Paul Gerhardt konnte es.

Sprecherin: Als es mir wehe tat im Herzen und mich stach in meinen Nieren, da war ich ein Narr und wusste nichts. Dennoch bleibe ich stets an dir; denn du, Gott, hältst mich bei meiner rechten Hand. Du leitest mich nach deinem Rat und nimmst mich am Ende mit Ehren an. Wenn ich nur dich habe, so frage ich nichts nach Himmel und Erde.
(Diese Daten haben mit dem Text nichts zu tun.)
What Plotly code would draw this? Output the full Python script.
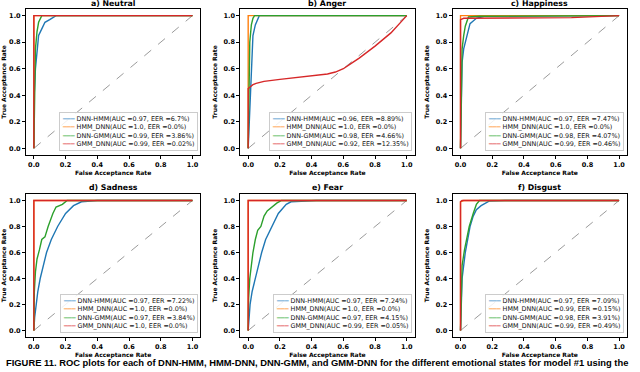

Wenn mir gleich Leib und Seele verschmachtet, so bist du doch, Gott, allezeit meines Herzens Trost und mein Heil. (Psalm 73, 23-26)

Musik 2: Choral, Strophe 10, Track 1: „Sollt ich meinem Gott nicht singen?“

Sprecherin (overvoive): Weil denn weder Ziel noch Ende sich in Gottes Liebe find’t, ei, so heb ich meine Hände zu dir, Vater, als dein Kind, bitte, wollst mir Gnade geben, dich aus aller meiner Macht zu umfangen Tag und Nacht hier in meinem ganzen Leben, bis ich dich nach dieser Zeit lob und lieb in Ewigkeit.